Bill Gates Gives $44mn to States for School Reform Project

The charitable organization funded by Bill Gates has given more than $44 million to outside groups during the last two years in an attempt to help shape individual states’ education plans.

According to an analysis by The Associated Press, the spending by the Bill and Melinda Gates Foundation funded research supportive of Gates’ interests, bought positive media coverage and helped give the organization a say in Tennessee’s new education framework.

The spending of the fund began just after Former President Barack Obama signed into law the Every Student Succeeds Act (ESSA) in 2015. That law gave states the power to write their own frameworks for their education systems, as well as receive federal funding for sticking to those frameworks. However, it also required a set of academic standards, which for most states is Common Core.

Gates has been a vocal advocate for Common Core standards and has sought to promote those standards as states work to write their education plans. The AP also reported that the leader of an advocacy group funded by Gates was part of an important advisory committee in Tennessee, as the state sought to develop its new education plan.

Gates also paid a media outlet to cover ESSA, and the same media outlet later published a story about research paid for by Gates, according to the AP.

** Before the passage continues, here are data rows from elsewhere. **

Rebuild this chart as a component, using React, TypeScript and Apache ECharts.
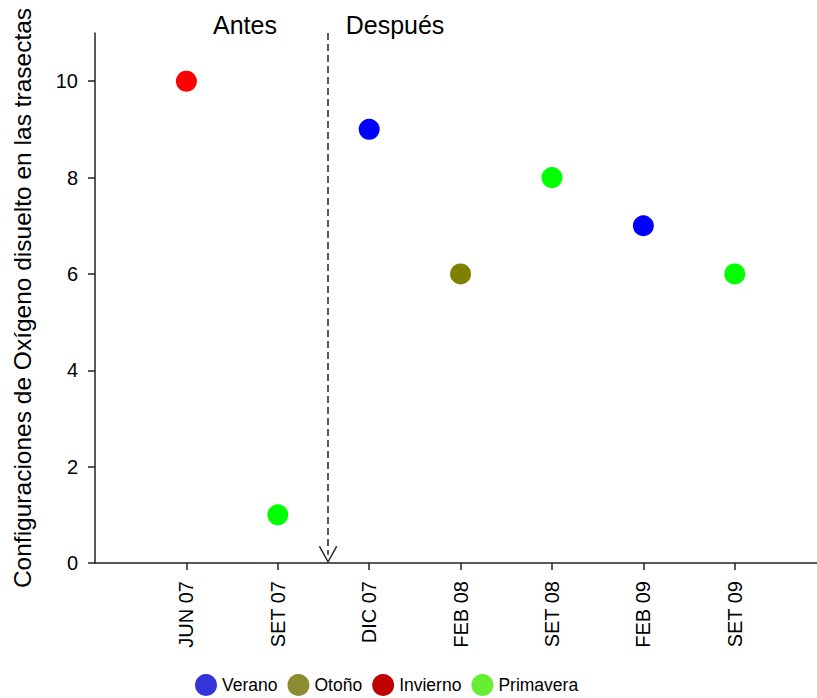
import React, { useEffect, useRef } from "react";
import * as echarts from "echarts";

const categories = ["JUN 07", "SET 07", "DIC 07", "FEB 08", "SET 08", "FEB 09", "SET 09"];
const values = [10, 1, 9, 6, 8, 7, 6];
const seasonOfPoint = ["Invierno", "Primavera", "Verano", "Otoño", "Primavera", "Verano", "Primavera"];
const seasonNames = ["Verano", "Otoño", "Invierno", "Primavera"];
const markerColors = ["#0000ff", "#808000", "#ff0000", "#00ff00"];
const legendColors = ["#3434d8", "#8c8c30", "#c00000", "#66ee33"];
const yTicks = [0, 2, 4, 6, 8, 10];
const breakPosition = 2.55;

const FONT = "'Liberation Sans', Arial, Helvetica, sans-serif";

export default function App() {
  const ref = useRef<HTMLDivElement>(null);
  useEffect(() => {
    if (!ref.current) return;
    const chart = echarts.init(ref.current, null, { renderer: "svg" });
    const xPositions = categories.map((_, i) => i + 1);

    const series: any[] = seasonNames.map((s, si) => ({
      name: s,
      type: "scatter",
      symbol: "circle",
      symbolSize: 21,
      itemStyle: { color: markerColors[si], opacity: 1 },
      data: values
        .map((v, i) => ({ v, i }))
        .filter((d) => seasonOfPoint[d.i] === s)
        .map((d) => [xPositions[d.i], d.v]),
    }));

    series.push({
      name: "divider",
      type: "scatter",
      data: [],
      markLine: {
        silent: true,
        animation: false,
        label: { show: false },
        lineStyle: { color: "#222", width: 1.5, type: [7, 4] },
        data: [
          [
            { coord: [breakPosition, 11], symbol: "none" },
            {
              coord: [breakPosition, 0.17],
              symbol: "path://M0,16 L9,0 L18,16 L16.4,16 L9,2.6 L1.6,16 Z",
              symbolSize: [19, 17],
            },
          ],
        ],
      },
    });

    chart.setOption({
      animation: false,
      textStyle: { fontFamily: FONT },
      grid: { left: 95, right: 0, top: 33, bottom: 135 },
      xAxis: {
        type: "value",
        min: 0,
        max: 7.9,
        splitLine: { show: false },
        axisLine: { show: true, lineStyle: { color: "#222", width: 1.5 } },
        axisTick: {
          show: true,
          length: 7,
          customValues: xPositions,
          lineStyle: { color: "#222", width: 1.5 },
        },
        axisLabel: {
          customValues: xPositions,
          rotate: 90,
          margin: 18,
          fontSize: 20,
          color: "#000",
          fontFamily: FONT,
          formatter: (v: number) => categories[Math.round(v) - 1] ?? "",
        },
      },
      yAxis: {
        type: "value",
        min: 0,
        max: 11,
        interval: 2,
        name: "Configuraciones de Oxígeno disuelto en las trasectas",
        nameLocation: "middle",
        nameGap: 60,
        nameTextStyle: { fontSize: 24.5, color: "#000", fontFamily: FONT },
        splitLine: { show: false },
        axisLine: { show: true, lineStyle: { color: "#222", width: 1.5 } },
        axisTick: {
          show: true,
          length: 7,
          customValues: yTicks,
          lineStyle: { color: "#222", width: 1.5 },
        },
        axisLabel: {
          customValues: yTicks,
          margin: 17,
          fontSize: 20,
          color: "#000",
          fontFamily: FONT,
        },
      },
      legend: {
        left: 190,
        top: 669,
        icon: "circle",
        itemWidth: 22,
        itemHeight: 22,
        itemGap: 10,
        textStyle: { fontSize: 17.5, color: "#000", fontFamily: FONT },
        data: seasonNames.map((s, i) => ({ name: s, itemStyle: { color: legendColors[i] } })),
      },
      graphic: [
        {
          type: "text",
          x: 245,
          y: 25,
          style: { text: "Antes", fontSize: 25, fill: "#000", fontFamily: FONT, align: "center", verticalAlign: "middle" },
        },
        {
          type: "text",
          x: 395,
          y: 25,
          style: { text: "Después", fontSize: 25, fill: "#000", fontFamily: FONT, align: "center", verticalAlign: "middle" },
        },
      ],
      series,
    });
    return () => chart.dispose();
  }, []);
  return <div ref={ref} style={{ position: "absolute", left: 0, top: 0, width: 817, height: 698 }} />;
}
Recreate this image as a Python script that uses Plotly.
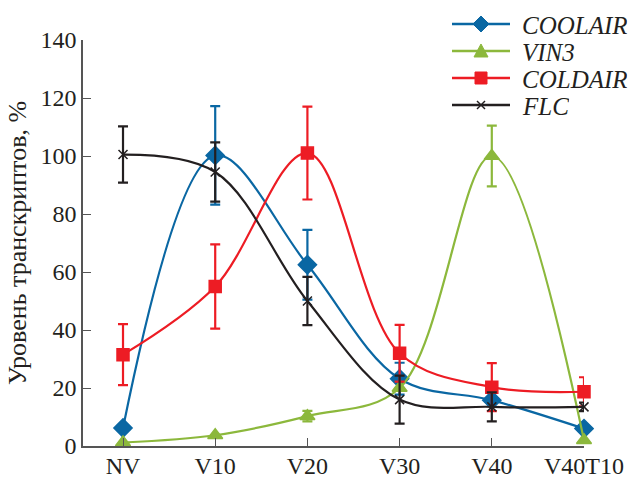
import plotly.graph_objects as go

categories = ["NV", "V10", "V20", "V30", "V40", "V40T10"]

coolair = [6.2, 100.2, 62.5, 23.2, 15.8, 6.0]
coolair_err = [0, 17.0, 12.0, 5.5, 0, 0]

vin3 = [1.2, 3.7, 10.3, 20.0, 100.0, 2.0]
vin3_err = [0, 0, 1.8, 0, 10.5, 0]

coldair = [31.5, 55.0, 101.0, 32.0, 20.3, 18.7]
coldair_err = [10.5, 14.5, 16.0, 9.8, 8.3, 5.0]

flc = [100.5, 94.5, 50.0, 16.0, 13.5, 13.5]
flc_err = [9.7, 10.2, 8.3, 8.3, 5.0, 1.5]

series = [
    ("COOLAIR", coolair, coolair_err, "#0a67a3", "diamond", 14),
    ("VIN3", vin3, vin3_err, "#8cb83c", "triangle-up", 13),
    ("COLDAIR", coldair, coldair_err, "#ed1c24", "square", 12),
    ("FLC", flc, flc_err, "#231f20", "x-thin-open", 9),
]

W, H = 636, 478
ML, MR, MT, MB = 83, 52, 40, 32
PW, PH = W - ML - MR, H - MT - MB


def px(x):
    return (x - ML) / PW


def py(y):
    return (H - MB - y) / PH


fig = go.Figure()
for name, vals, err, color, sym, size in series:
    fig.add_trace(go.Scatter(
        x=list(range(len(categories))), y=vals, name=name,
        mode="lines+markers", cliponaxis=False, showlegend=False,
        line=dict(color=color, width=2.2, shape="spline", smoothing=1.0),
        marker=dict(symbol=sym, size=size, color=color,
                    line=dict(color=color, width=1.5)),
        error_y=dict(type="data", array=err, visible=True, color=color,
                     thickness=2.2, width=5),
    ))

# Legend (drawn as decoration in pixel space)
font_serif = "Liberation Serif, Times New Roman, serif"
row_y = [24, 51, 78, 105]
shapes = []
annotations = []


def path(points):
    return "M" + " L".join(f"{px(a):.5f},{py(b):.5f}" for a, b in points) + " Z"


for (name, vals, err, color, sym, size), ry in zip(series, row_y):
    shapes.append(dict(type="line", xref="paper", yref="paper",
                       x0=px(452), x1=px(510), y0=py(ry), y1=py(ry),
                       line=dict(color=color, width=2.5), layer="above"))
    cx = 481
    if sym == "diamond":
        pts = [(cx - 8, ry), (cx, ry - 8), (cx + 8, ry), (cx, ry + 8)]
        shapes.append(dict(type="path", xref="paper", yref="paper", path=path(pts),
                           fillcolor=color, line=dict(color=color, width=1)))
    elif sym == "triangle-up":
        pts = [(cx - 7, ry + 6), (cx, ry - 7), (cx + 7, ry + 6)]
        shapes.append(dict(type="path", xref="paper", yref="paper", path=path(pts),
                           fillcolor=color, line=dict(color=color, width=1)))
    elif sym == "square":
        pts = [(cx - 6, ry - 6), (cx + 6, ry - 6), (cx + 6, ry + 6), (cx - 6, ry + 6)]
        shapes.append(dict(type="path", xref="paper", yref="paper", path=path(pts),
                           fillcolor=color, line=dict(color=color, width=1)))
    else:
        for dx in (-1, 1):
            shapes.append(dict(type="line", xref="paper", yref="paper",
                               x0=px(cx - 4), x1=px(cx + 4),
                               y0=py(ry - 4 * dx), y1=py(ry + 4 * dx),
                               line=dict(color=color, width=1.5)))
    annotations.append(dict(text=name, xref="paper", yref="paper",
                            x=px(520), y=py(ry + 1), xanchor="left", yanchor="middle",
                            showarrow=False, height=26,
                            font=dict(family=font_serif, size=25, style="italic",
                                      color="#231f20")))

fig.update_layout(
    width=W, height=H,
    margin=dict(l=ML, r=MR, t=MT, b=MB, autoexpand=False),
    paper_bgcolor="white", plot_bgcolor="white",
    font=dict(family=font_serif, size=24, color="#231f20"),
    showlegend=False,
    shapes=shapes,
    annotations=annotations,
    xaxis=dict(
        tickmode="array", tickvals=list(range(len(categories))),
        ticktext=categories, range=[-0.434, 5.0],
        showline=True, linecolor="#555", linewidth=1.5,
        ticks="inside", ticklen=8, tickcolor="#555",
        showgrid=False, zeroline=False,
        tickfont=dict(size=24), ticklabelstandoff=-3,
    ),
    yaxis=dict(
        range=[0, 140], dtick=20,
        showline=True, linecolor="#555", linewidth=1.5,
        ticks="inside", ticklen=8, tickcolor="#555",
        showgrid=False, zeroline=False,
        tickfont=dict(size=24),
        title=dict(text="Уровень транскриптов, %", font=dict(size=26), standoff=6),
    ),
)

fig.write_html("out.html", config={"displayModeBar": False},
               post_script="document.body.style.margin='0px';")
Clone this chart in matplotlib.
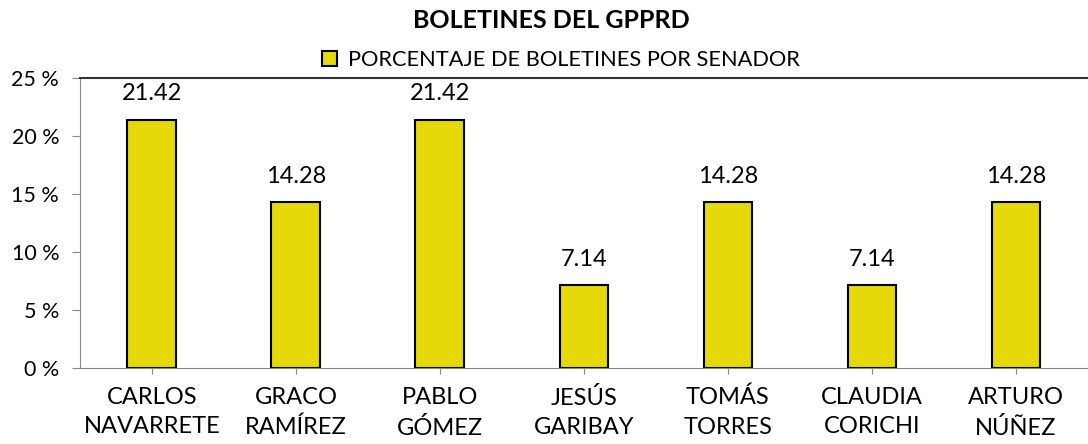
import matplotlib.pyplot as plt
from matplotlib.ticker import FuncFormatter

senadores = ["CARLOS\nNAVARRETE", "GRACO\nRAMÍREZ", "PABLO\nGÓMEZ", "JESÚS\nGARIBAY",
             "TOMÁS\nTORRES", "CLAUDIA\nCORICHI", "ARTURO\nNÚÑEZ"]
porcentajes = [21.42, 14.28, 21.42, 7.14, 14.28, 7.14, 14.28]
etiquetas = ["21.42", "14.28", "21.42", "7.14", "14.28", "7.14", "14.28"]

plt.rcParams['font.family'] = ['Lato', 'DejaVu Sans']

fig = plt.figure(figsize=(10.88, 4.44), dpi=100)
ax = fig.add_axes([0.0735, 0.171, 0.9265, 0.653])

x = list(range(len(senadores)))
bars = ax.bar(x, porcentajes, width=0.34, color='#E6D90A', edgecolor='black',
              linewidth=1.5, label="PORCENTAJE DE BOLETINES POR SENADOR")

for b, txt in zip(bars, etiquetas):
    ax.annotate(txt, (b.get_x() + b.get_width() / 2, b.get_height()),
                xytext=(0, 14), textcoords='offset points',
                ha='center', va='baseline', fontsize=17)

ax.set_xlim(-0.5, len(senadores) - 0.5)
ax.set_ylim(0, 25)
ax.set_yticks([0, 5, 10, 15, 20, 25])
ax.yaxis.set_major_formatter(FuncFormatter(lambda v, p: f"{int(v)} %"))
ax.set_xticks(x)
ax.set_xticklabels(senadores, fontsize=17, linespacing=1.5)
ax.tick_params(axis='y', labelsize=15.5, color='#888888', length=6, pad=9)
ax.tick_params(axis='x', color='#888888', length=4.5, pad=9)

ax.spines['right'].set_visible(False)
ax.spines['left'].set_color('#888888')
ax.spines['bottom'].set_color('#888888')
ax.spines['top'].set_color('#333333')
ax.spines['top'].set_linewidth(1.5)

fig.suptitle("BOLETINES DEL GPPRD", x=0.507, y=0.953, va='center', fontsize=18, fontweight='bold')
fig.legend(handles=[bars], loc='center', bbox_to_anchor=(0.5156, 0.865), frameon=False,
           fontsize=15.7, handlelength=0.65, handleheight=0.65, handletextpad=0.5)

fig.savefig("out.png", dpi=100)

Meanwhile, vocal opponents of Common Core and Gates’ influence stated that the spending by the Microsoft co-founder’s philanthropy could be considered as meddling in state education. The Gates Foundation’s focus on education reform in the U.S. is just a small part of its overall work, which mainly focuses on global health and international development, especially in undeveloped countries.

However, it is the top funder of school reform in the country.